Как и следовало, в самый разгар этой всей кутерьмы начались испытания. Петербургская поэма ужасно не понравилась публике, критика тоже бранила напропалую, в кружке тоже угар первого впечатления несколько поостыл, и все находили, что до того растянуто, скучно и вяло, что будто бы читать и возможности нет, а тем более дотянуть до конца. Раздавались даже и голоса, что это невозможно совсем, что глупо и писать, тем более помещать в журналах подобные вещи, другие кричали, что это снято и списано с них, а они совсем-совсем не такие, третьи разражались уже такой бранью, что было совестно повторять.

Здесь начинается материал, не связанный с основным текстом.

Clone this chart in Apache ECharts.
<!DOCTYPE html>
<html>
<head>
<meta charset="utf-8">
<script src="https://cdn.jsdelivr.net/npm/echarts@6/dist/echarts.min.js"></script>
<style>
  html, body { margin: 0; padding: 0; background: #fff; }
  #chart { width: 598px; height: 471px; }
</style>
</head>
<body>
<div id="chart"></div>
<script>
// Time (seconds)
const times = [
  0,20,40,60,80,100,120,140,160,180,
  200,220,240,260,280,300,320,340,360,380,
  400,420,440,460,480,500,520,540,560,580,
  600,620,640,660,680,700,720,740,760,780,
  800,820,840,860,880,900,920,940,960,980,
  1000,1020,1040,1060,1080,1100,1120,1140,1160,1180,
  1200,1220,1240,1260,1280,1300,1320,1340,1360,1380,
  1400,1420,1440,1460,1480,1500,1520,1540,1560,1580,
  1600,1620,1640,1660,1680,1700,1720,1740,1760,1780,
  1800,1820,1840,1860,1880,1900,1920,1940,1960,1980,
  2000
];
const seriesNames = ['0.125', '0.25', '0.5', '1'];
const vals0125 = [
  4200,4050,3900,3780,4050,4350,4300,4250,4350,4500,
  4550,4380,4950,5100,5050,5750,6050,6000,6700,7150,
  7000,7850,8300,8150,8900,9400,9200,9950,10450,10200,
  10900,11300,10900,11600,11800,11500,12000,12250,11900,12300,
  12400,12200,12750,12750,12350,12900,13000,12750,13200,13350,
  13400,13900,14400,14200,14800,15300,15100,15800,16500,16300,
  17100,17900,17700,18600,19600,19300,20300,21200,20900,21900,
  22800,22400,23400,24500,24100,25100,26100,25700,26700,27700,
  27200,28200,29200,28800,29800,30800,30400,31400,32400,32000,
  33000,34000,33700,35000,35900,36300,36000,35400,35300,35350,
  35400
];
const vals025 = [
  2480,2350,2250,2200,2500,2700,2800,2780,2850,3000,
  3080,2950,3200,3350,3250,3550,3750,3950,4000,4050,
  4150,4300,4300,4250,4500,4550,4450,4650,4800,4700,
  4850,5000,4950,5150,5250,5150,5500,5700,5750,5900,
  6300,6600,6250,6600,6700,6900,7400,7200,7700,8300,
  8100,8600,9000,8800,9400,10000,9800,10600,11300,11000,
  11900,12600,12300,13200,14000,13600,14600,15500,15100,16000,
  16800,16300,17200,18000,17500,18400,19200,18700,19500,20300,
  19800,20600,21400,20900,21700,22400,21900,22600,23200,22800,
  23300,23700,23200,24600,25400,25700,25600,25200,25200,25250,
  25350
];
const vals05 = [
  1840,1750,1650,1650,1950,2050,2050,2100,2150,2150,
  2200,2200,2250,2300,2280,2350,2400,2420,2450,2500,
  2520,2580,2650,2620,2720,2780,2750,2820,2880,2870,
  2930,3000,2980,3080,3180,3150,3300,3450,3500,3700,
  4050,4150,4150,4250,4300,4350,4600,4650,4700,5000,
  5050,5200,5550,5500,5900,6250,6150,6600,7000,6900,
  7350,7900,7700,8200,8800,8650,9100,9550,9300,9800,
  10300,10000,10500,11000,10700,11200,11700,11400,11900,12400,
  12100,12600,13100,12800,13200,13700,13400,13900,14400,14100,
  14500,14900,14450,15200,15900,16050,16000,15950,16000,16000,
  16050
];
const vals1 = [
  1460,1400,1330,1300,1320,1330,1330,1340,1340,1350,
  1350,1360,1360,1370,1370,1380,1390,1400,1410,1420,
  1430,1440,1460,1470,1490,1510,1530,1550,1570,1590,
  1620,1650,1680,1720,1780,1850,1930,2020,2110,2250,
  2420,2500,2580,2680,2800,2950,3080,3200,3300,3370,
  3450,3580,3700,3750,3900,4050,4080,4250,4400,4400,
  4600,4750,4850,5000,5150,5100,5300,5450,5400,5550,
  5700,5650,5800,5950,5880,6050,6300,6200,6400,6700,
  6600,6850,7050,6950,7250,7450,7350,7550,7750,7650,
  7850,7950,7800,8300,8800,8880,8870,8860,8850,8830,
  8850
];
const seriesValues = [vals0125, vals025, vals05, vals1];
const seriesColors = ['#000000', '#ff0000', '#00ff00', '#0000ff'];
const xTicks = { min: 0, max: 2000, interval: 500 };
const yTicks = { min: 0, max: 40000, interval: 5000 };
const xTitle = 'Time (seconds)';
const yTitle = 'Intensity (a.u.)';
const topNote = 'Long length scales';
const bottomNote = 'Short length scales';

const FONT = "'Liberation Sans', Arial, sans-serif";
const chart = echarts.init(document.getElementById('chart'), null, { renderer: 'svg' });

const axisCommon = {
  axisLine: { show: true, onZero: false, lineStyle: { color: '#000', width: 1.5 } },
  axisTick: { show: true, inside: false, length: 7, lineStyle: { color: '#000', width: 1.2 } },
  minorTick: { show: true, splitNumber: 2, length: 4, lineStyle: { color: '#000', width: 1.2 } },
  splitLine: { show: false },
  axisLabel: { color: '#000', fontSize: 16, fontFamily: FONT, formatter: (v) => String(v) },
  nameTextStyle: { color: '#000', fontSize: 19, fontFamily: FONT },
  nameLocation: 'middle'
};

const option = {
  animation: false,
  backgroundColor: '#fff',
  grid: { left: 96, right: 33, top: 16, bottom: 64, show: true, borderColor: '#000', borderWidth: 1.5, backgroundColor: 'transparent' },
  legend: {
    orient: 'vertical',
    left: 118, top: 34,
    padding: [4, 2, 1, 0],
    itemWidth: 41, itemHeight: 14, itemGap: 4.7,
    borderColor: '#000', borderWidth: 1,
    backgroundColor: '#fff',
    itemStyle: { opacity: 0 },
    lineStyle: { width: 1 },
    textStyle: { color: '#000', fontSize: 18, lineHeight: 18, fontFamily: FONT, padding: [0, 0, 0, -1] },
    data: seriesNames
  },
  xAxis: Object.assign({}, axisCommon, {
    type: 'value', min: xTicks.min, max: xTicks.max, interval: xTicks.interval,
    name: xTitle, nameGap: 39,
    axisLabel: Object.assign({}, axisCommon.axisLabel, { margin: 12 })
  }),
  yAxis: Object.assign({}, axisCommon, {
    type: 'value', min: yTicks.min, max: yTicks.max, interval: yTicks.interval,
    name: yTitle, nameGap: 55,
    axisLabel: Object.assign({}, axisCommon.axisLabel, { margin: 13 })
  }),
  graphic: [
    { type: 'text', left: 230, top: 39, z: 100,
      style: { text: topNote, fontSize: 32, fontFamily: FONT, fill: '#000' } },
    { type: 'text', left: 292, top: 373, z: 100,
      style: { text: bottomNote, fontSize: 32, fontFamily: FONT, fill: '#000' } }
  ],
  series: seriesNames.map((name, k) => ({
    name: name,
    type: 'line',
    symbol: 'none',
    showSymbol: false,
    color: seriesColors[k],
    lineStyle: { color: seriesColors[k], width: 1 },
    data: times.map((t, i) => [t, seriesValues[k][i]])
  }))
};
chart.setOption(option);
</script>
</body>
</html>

От неожиданности, попавшей на наболевшие нервы, как соль, он впал в уныние мрачное. Его убивала идея о том, что он обманул ожидания и испортил ту именно вещь, которая могла бы быть, без сомнения, великим, если не величайшим делом его. Уныние и отчаянье подтолкнули его на безумное дело: он перечитал «Двойника». Боже мой, как это оказалось противно! Многое виделось написанным в утомлении, наскоро, первая половина представлялась явно лучше второй, рядом с блистательными страницами на каждом шагу обнаруживалась скверность и дрянь, так что воротило с души. Душа была как в аду. От горя он заболел. Полученные деньги разлетелись куда-то. Больной, не владея собой, он кое-что продал вперёд, начиная горькую свою кабалу, однако и это всё куда-то ушло, он был весь в долгах и не имел ни гроша.